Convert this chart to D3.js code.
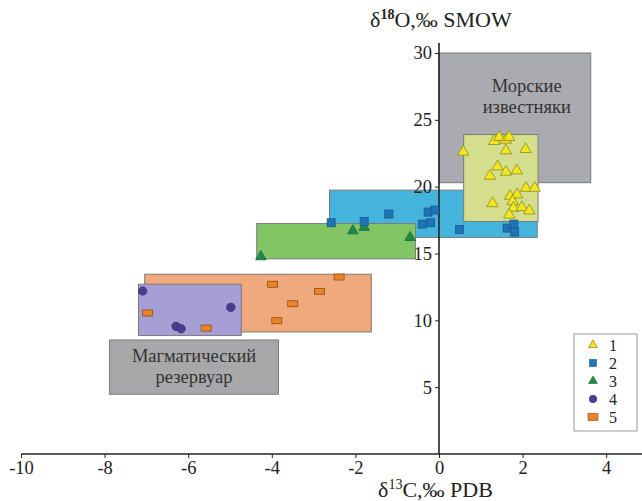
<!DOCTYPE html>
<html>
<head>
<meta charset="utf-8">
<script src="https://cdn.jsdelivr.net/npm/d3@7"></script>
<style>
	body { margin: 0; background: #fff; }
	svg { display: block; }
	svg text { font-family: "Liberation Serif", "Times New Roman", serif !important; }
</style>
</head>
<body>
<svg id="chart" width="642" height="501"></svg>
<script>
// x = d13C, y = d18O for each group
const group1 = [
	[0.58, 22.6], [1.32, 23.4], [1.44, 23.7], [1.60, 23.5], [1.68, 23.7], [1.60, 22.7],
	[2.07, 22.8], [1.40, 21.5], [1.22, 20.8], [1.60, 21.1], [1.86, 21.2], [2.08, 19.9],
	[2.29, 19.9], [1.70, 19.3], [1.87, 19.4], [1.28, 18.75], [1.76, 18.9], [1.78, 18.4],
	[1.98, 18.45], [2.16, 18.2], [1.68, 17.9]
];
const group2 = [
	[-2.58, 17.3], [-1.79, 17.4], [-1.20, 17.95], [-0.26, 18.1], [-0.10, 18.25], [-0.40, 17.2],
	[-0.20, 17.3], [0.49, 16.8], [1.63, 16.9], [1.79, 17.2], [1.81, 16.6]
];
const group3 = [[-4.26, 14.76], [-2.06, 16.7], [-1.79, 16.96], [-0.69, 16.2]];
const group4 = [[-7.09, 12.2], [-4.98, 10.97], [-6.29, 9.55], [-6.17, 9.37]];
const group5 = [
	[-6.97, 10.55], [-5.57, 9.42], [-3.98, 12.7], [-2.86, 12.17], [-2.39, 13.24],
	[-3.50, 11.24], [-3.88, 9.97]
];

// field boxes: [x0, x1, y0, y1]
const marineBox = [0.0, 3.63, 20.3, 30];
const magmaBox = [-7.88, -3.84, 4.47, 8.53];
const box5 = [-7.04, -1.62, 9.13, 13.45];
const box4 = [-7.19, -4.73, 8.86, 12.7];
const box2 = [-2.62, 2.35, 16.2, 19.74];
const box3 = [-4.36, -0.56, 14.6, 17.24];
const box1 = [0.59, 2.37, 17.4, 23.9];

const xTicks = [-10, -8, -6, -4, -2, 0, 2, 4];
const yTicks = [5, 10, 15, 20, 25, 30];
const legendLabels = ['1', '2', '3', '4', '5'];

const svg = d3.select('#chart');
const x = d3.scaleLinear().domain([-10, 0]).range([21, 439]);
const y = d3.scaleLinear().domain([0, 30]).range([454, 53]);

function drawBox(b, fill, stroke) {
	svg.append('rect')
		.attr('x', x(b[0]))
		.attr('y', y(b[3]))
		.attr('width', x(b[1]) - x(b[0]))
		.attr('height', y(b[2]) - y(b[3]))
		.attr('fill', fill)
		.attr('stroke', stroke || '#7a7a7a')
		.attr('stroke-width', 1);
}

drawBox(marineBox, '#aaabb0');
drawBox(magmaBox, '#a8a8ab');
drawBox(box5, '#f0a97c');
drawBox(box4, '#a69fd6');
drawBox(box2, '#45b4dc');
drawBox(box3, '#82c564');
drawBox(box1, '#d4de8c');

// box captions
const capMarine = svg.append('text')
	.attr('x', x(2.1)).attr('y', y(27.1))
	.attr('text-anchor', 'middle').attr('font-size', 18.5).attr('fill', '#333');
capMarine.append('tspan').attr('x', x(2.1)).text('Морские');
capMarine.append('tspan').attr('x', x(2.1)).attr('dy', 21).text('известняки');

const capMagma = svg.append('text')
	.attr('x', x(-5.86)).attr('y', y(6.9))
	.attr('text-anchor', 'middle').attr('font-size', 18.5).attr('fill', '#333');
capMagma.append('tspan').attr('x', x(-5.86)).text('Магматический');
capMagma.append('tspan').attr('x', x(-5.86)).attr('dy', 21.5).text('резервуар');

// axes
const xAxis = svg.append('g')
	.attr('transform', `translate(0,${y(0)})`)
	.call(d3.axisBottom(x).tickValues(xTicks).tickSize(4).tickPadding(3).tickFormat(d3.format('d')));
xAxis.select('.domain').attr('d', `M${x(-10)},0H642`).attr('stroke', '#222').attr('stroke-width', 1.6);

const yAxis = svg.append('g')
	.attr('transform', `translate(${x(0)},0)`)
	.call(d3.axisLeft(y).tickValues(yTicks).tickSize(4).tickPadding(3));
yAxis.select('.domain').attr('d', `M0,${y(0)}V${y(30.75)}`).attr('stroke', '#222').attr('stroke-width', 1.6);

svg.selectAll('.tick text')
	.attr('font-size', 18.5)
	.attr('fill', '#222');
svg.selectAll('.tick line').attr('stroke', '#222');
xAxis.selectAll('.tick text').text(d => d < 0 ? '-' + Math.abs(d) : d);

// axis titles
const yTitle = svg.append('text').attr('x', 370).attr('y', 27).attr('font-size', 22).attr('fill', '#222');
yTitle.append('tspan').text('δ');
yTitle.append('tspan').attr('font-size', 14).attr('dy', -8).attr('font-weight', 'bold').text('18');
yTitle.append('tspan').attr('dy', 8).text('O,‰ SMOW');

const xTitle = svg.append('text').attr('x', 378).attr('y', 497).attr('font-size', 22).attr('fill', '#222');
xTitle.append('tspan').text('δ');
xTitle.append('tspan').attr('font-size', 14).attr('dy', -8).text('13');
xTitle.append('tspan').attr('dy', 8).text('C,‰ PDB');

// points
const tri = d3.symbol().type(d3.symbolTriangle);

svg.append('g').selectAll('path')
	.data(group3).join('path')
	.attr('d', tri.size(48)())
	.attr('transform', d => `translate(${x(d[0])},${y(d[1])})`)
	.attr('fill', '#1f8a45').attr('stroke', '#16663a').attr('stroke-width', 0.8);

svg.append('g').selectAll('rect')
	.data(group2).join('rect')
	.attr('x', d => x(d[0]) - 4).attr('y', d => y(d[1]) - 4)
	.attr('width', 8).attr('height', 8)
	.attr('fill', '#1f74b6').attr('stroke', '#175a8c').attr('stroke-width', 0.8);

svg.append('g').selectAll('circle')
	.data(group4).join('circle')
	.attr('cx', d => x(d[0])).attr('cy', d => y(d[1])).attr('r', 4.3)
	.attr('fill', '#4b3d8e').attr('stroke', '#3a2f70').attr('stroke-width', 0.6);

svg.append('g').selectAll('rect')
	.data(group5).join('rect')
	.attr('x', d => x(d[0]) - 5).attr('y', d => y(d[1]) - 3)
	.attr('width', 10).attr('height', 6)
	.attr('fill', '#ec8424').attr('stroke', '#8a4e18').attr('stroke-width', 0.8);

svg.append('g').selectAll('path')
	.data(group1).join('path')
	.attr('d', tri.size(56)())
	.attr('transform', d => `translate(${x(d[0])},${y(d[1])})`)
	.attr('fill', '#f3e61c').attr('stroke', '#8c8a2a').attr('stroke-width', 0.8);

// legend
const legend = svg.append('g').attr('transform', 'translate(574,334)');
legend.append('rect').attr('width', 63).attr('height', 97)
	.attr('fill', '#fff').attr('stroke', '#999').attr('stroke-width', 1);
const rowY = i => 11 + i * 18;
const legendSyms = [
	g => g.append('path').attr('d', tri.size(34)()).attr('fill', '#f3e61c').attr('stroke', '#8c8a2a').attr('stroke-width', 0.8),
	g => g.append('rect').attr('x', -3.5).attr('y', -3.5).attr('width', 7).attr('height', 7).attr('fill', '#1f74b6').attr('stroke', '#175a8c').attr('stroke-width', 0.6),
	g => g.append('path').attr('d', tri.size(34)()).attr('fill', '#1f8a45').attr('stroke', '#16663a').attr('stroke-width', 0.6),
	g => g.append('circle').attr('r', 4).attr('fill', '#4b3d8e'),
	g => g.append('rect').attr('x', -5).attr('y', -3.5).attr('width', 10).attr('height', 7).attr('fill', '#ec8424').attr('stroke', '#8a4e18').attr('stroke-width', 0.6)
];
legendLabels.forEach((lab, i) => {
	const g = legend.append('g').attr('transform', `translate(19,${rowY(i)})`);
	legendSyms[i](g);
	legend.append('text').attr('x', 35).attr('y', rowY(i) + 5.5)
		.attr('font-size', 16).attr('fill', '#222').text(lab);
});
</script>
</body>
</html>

.....

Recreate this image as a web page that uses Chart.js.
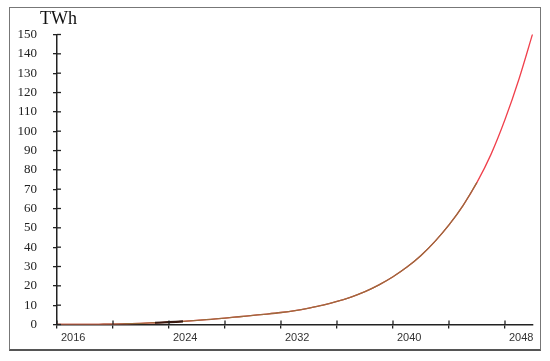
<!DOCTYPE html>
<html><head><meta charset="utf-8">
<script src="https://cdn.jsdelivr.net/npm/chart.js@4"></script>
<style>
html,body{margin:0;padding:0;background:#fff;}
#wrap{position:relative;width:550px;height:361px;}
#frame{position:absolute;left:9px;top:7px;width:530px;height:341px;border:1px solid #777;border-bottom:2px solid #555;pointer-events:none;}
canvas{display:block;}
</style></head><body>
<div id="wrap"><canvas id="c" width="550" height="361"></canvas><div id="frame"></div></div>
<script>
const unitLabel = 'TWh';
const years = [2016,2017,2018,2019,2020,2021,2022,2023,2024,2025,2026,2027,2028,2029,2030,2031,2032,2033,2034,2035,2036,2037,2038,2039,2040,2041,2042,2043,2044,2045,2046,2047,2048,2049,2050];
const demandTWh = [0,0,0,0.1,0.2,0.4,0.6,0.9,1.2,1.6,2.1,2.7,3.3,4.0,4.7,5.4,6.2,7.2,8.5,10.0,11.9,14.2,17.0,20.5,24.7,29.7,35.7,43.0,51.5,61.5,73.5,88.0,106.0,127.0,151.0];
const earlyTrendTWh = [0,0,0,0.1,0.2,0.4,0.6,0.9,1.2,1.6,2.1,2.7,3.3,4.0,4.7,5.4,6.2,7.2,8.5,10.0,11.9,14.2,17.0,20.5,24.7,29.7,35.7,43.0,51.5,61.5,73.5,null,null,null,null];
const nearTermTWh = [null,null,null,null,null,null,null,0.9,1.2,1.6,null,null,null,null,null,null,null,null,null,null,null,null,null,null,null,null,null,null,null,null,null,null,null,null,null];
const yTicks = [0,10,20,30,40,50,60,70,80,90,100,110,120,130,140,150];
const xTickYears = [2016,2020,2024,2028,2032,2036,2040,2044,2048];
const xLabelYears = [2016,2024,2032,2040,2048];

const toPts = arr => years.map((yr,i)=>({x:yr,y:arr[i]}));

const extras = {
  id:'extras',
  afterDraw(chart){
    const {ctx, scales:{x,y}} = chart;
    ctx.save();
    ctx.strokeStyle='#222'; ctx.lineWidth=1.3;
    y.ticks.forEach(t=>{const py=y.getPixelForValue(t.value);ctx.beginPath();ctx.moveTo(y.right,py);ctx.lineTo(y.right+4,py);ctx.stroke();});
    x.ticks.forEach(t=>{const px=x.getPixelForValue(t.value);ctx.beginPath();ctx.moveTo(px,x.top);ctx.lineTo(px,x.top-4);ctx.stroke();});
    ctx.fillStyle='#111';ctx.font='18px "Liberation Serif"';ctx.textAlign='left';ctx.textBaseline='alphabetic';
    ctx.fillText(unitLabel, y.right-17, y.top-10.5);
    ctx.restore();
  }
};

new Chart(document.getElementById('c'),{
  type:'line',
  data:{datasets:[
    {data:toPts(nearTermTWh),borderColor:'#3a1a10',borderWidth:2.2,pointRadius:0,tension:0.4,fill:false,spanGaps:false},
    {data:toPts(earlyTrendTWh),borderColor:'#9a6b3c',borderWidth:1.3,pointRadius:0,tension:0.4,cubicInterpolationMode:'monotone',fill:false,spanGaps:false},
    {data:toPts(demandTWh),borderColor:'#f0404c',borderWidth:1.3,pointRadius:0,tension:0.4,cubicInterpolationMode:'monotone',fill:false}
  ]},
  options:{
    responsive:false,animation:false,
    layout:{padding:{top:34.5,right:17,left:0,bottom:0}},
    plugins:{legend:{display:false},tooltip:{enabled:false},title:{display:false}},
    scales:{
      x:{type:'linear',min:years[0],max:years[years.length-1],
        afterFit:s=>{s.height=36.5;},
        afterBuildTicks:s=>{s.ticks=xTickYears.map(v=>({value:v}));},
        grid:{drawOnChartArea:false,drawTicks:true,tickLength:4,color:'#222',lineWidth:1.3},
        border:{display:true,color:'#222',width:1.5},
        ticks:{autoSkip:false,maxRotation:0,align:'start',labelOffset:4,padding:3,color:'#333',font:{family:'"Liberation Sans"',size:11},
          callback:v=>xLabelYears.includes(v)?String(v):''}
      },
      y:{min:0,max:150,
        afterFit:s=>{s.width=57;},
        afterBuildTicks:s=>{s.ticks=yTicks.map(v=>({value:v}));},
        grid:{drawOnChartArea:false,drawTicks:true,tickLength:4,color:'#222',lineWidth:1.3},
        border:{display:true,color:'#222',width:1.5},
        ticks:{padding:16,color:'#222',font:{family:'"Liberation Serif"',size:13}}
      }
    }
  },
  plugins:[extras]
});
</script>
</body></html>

.....

(Set problem):
Output exactly the lines above, from the line with "Recreate this image" to the line with "const toPts = arr", both included; skip the pictures.

(Answer for this exercise):
Recreate this image as a web page that uses Chart.js.
<!DOCTYPE html>
<html><head><meta charset="utf-8">
<script src="https://cdn.jsdelivr.net/npm/chart.js@4"></script>
<style>
html,body{margin:0;padding:0;background:#fff;}
#wrap{position:relative;width:550px;height:361px;}
#frame{position:absolute;left:9px;top:7px;width:530px;height:341px;border:1px solid #777;border-bottom:2px solid #555;pointer-events:none;}
canvas{display:block;}
</style></head><body>
<div id="wrap"><canvas id="c" width="550" height="361"></canvas><div id="frame"></div></div>
<script>
const unitLabel = 'TWh';
const years = [2016,2017,2018,2019,2020,2021,2022,2023,2024,2025,2026,2027,2028,2029,2030,2031,2032,2033,2034,2035,2036,2037,2038,2039,2040,2041,2042,2043,2044,2045,2046,2047,2048,2049,2050];
const demandTWh = [0,0,0,0.1,0.2,0.4,0.6,0.9,1.2,1.6,2.1,2.7,3.3,4.0,4.7,5.4,6.2,7.2,8.5,10.0,11.9,14.2,17.0,20.5,24.7,29.7,35.7,43.0,51.5,61.5,73.5,88.0,106.0,127.0,151.0];
const earlyTrendTWh = [0,0,0,0.1,0.2,0.4,0.6,0.9,1.2,1.6,2.1,2.7,3.3,4.0,4.7,5.4,6.2,7.2,8.5,10.0,11.9,14.2,17.0,20.5,24.7,29.7,35.7,43.0,51.5,61.5,73.5,null,null,null,null];
const nearTermTWh = [null,null,null,null,null,null,null,0.9,1.2,1.6,null,null,null,null,null,null,null,null,null,null,null,null,null,null,null,null,null,null,null,null,null,null,null,null,null];
const yTicks = [0,10,20,30,40,50,60,70,80,90,100,110,120,130,140,150];
const xTickYears = [2016,2020,2024,2028,2032,2036,2040,2044,2048];
const xLabelYears = [2016,2024,2032,2040,2048];

const toPts = arr => years.map((yr,i)=>({x:yr,y:arr[i]}));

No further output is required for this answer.